## WHAT IS EXPECTED
Copy each line of the data below exactly, leaving out pictures.
________________________
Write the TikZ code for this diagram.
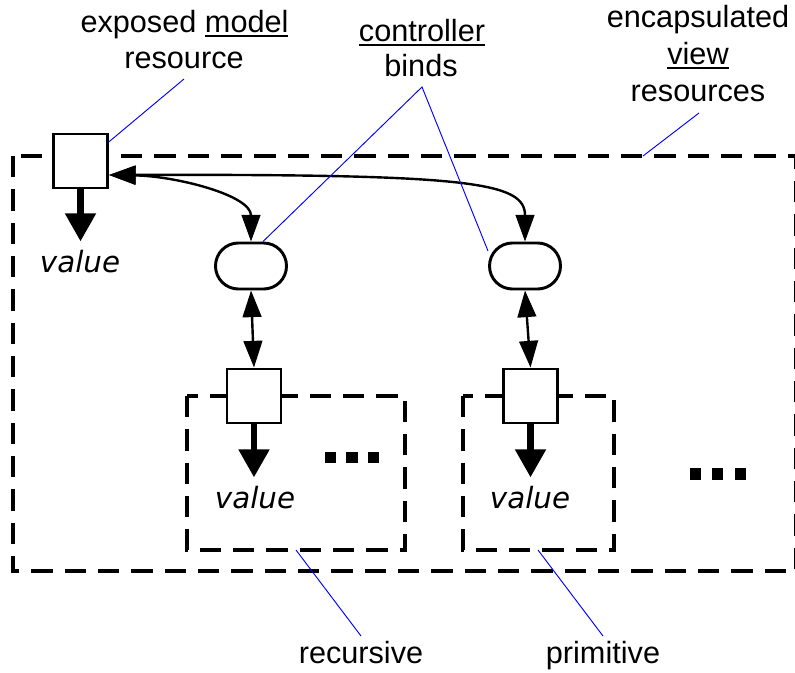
\documentclass[tikz,border=0pt]{standalone}
\usepackage{fontspec}
\setmainfont{Liberation Sans}
\newfontfamily\valfont{DejaVu Sans}
\usetikzlibrary{arrows.meta}
% underlined word with a rule a little below the baseline
\newcommand\ulword[1]{\setbox0\hbox{#1}\rlap{\rule[-2.8pt]{\wd0}{1.4pt}}\box0}
\begin{document}
\begin{tikzpicture}[x=0.75pt,y=-0.75pt,
  box/.style={draw, line width=2.2pt, fill=white, minimum size=40.5pt, inner sep=0pt},
  bind/.style={draw, line width=2.2pt, fill=white, rounded corners=17.2pt,
    minimum width=53.25pt, minimum height=34.5pt, inner sep=0pt},
  link/.style={line width=1.8pt,
    {Triangle[length=20pt,width=14pt]}-{Triangle[length=20pt,width=14pt]}},
  flow/.style={line width=5pt, -{Triangle[length=21pt,width=22pt]}},
  frame/.style={line width=2.4pt, dash pattern=on 16pt off 9pt},
  lead/.style={blue, line width=0.7pt},
  lbl/.style={font=\fontsize{23}{28}\selectfont, anchor=base, inner sep=0pt},
  val/.style={font=\valfont\itshape\fontsize{22}{26}\selectfont, anchor=base, inner sep=0pt},
  dot/.style={fill, minimum size=8.4pt, inner sep=0pt}
]
\useasboundingbox (0,0) rectangle (795,673);

% dashed containers
\draw[frame] (13,156) rectangle (796,571);
\draw[frame] (187,396) rectangle (405,550);
\draw[frame] (463,396) rectangle (614,550);

% resources and binds
\node[box] (model) at (80.5,161) {};
\node[bind] (bindA) at (251,266) {};
\node[bind] (bindB) at (525,266) {};
\node[box] (recA) at (254,396) {};
\node[box] (prim) at (530.5,396) {};

% two-way bindings
\draw[link] ([yshift=-10.5pt]model.east) .. controls (175,176) and (251,195) .. (bindA.north);
\draw[link] ([yshift=-10.5pt]model.east) .. controls (470,174) and (525,182) .. (bindB.north);
\draw[link] (bindA.south) -- (recA.north);
\draw[link] (bindB.south) -- (prim.north);

% values
\draw[flow] (model.south) -- ++(0,52);
\draw[flow] (recA.south) -- ++(0,53);
\draw[flow] (prim.south) -- ++(0,53);
\node[val] (valM) at (80,273) {value};
\node[val] (valR) at (255,508) {value};
\node[val] (valP) at (530,508) {value};

% ellipses
\node[dot] (dA1) at (330.5,457.5) {};
\node[dot] (dA2) at (352,457.5) {};
\node[dot] (dA3) at (373.5,457.5) {};
\node[dot] (dB1) at (695.3,474) {};
\node[dot] (dB2) at (717.8,474) {};
\node[dot] (dB3) at (740.3,474) {};

% labels
\node[lbl] (modelA) at (184.5,33) {exposed \ulword{model}};
\node[lbl] (modelB) at (184,69) {resource};
\node[lbl] (ctrlA) at (422,42) {\ulword{controller}};
\node[lbl] (ctrlB) at (421,77) {binds};
\node[lbl] (encA) at (698,28) {encapsulated};
\node[lbl] (encB) at (698,65) {\ulword{view}};
\node[lbl] (encC) at (698,102) {resources};
\node[lbl] (recL) at (361,663) {recursive};
\node[lbl] (primL) at (603,663) {primitive};

% leader lines
\coordinate (modelTip) at (184,79);
\coordinate (ctrlTip) at (422,87);
\coordinate (encTip) at (699,113);
\coordinate (frameTop) at (643,156);
\coordinate (recTip) at (361,636);
\coordinate (recBox) at (296,550);
\coordinate (primTip) at (603,636);
\coordinate (primBox) at (538,550);
\draw[lead] (model.34) -- (modelTip);
\draw[lead] ([xshift=9pt]bindA.north) -- (ctrlTip) -- (bindB.158);
\draw[lead] (frameTop) -- (encTip);
\draw[lead] (recBox) -- (recTip);
\draw[lead] (primBox) -- (primTip);
\end{tikzpicture}
\end{document}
________________________
## TASK OUTPUT
Write the TikZ code for this diagram.
\documentclass[tikz,border=0pt]{standalone}
\usepackage{fontspec}
\setmainfont{Liberation Sans}
\newfontfamily\valfont{DejaVu Sans}
\usetikzlibrary{arrows.meta}
% underlined word with a rule a little below the baseline
\newcommand\ulword[1]{\setbox0\hbox{#1}\rlap{\rule[-2.8pt]{\wd0}{1.4pt}}\box0}
\begin{document}
\begin{tikzpicture}[x=0.75pt,y=-0.75pt,
  box/.style={draw, line width=2.2pt, fill=white, minimum size=40.5pt, inner sep=0pt},
  bind/.style={draw, line width=2.2pt, fill=white, rounded corners=17.2pt,
    minimum width=53.25pt, minimum height=34.5pt, inner sep=0pt},
  link/.style={line width=1.8pt,
    {Triangle[length=20pt,width=14pt]}-{Triangle[length=20pt,width=14pt]}},
  flow/.style={line width=5pt, -{Triangle[length=21pt,width=22pt]}},
  frame/.style={line width=2.4pt, dash pattern=on 16pt off 9pt},
  lead/.style={blue, line width=0.7pt},
  lbl/.style={font=\fontsize{23}{28}\selectfont, anchor=base, inner sep=0pt},
  val/.style={font=\valfont\itshape\fontsize{22}{26}\selectfont, anchor=base, inner sep=0pt},
  dot/.style={fill, minimum size=8.4pt, inner sep=0pt}
]
\useasboundingbox (0,0) rectangle (795,673);

% dashed containers
\draw[frame] (13,156) rectangle (796,571);
\draw[frame] (187,396) rectangle (405,550);
\draw[frame] (463,396) rectangle (614,550);

% resources and binds
\node[box] (model) at (80.5,161) {};
\node[bind] (bindA) at (251,266) {};
\node[bind] (bindB) at (525,266) {};
\node[box] (recA) at (254,396) {};
\node[box] (prim) at (530.5,396) {};

% two-way bindings
\draw[link] ([yshift=-10.5pt]model.east) .. controls (175,176) and (251,195) .. (bindA.north);
\draw[link] ([yshift=-10.5pt]model.east) .. controls (470,174) and (525,182) .. (bindB.north);
\draw[link] (bindA.south) -- (recA.north);
\draw[link] (bindB.south) -- (prim.north);

% values
\draw[flow] (model.south) -- ++(0,52);
\draw[flow] (recA.south) -- ++(0,53);
\draw[flow] (prim.south) -- ++(0,53);
\node[val] (valM) at (80,273) {value};
\node[val] (valR) at (255,508) {value};
\node[val] (valP) at (530,508) {value};

% ellipses
\node[dot] (dA1) at (330.5,457.5) {};
\node[dot] (dA2) at (352,457.5) {};
\node[dot] (dA3) at (373.5,457.5) {};
\node[dot] (dB1) at (695.3,474) {};
\node[dot] (dB2) at (717.8,474) {};
\node[dot] (dB3) at (740.3,474) {};

% labels
\node[lbl] (modelA) at (184.5,33) {exposed \ulword{model}};
\node[lbl] (modelB) at (184,69) {resource};
\node[lbl] (ctrlA) at (422,42) {\ulword{controller}};
\node[lbl] (ctrlB) at (421,77) {binds};
\node[lbl] (encA) at (698,28) {encapsulated};
\node[lbl] (encB) at (698,65) {\ulword{view}};
\node[lbl] (encC) at (698,102) {resources};
\node[lbl] (recL) at (361,663) {recursive};
\node[lbl] (primL) at (603,663) {primitive};

% leader lines
\coordinate (modelTip) at (184,79);
\coordinate (ctrlTip) at (422,87);
\coordinate (encTip) at (699,113);
\coordinate (frameTop) at (643,156);
\coordinate (recTip) at (361,636);
\coordinate (recBox) at (296,550);
\coordinate (primTip) at (603,636);
\coordinate (primBox) at (538,550);
\draw[lead] (model.34) -- (modelTip);
\draw[lead] ([xshift=9pt]bindA.north) -- (ctrlTip) -- (bindB.158);
\draw[lead] (frameTop) -- (encTip);
\draw[lead] (recBox) -- (recTip);
\draw[lead] (primBox) -- (primTip);
\end{tikzpicture}
\end{document}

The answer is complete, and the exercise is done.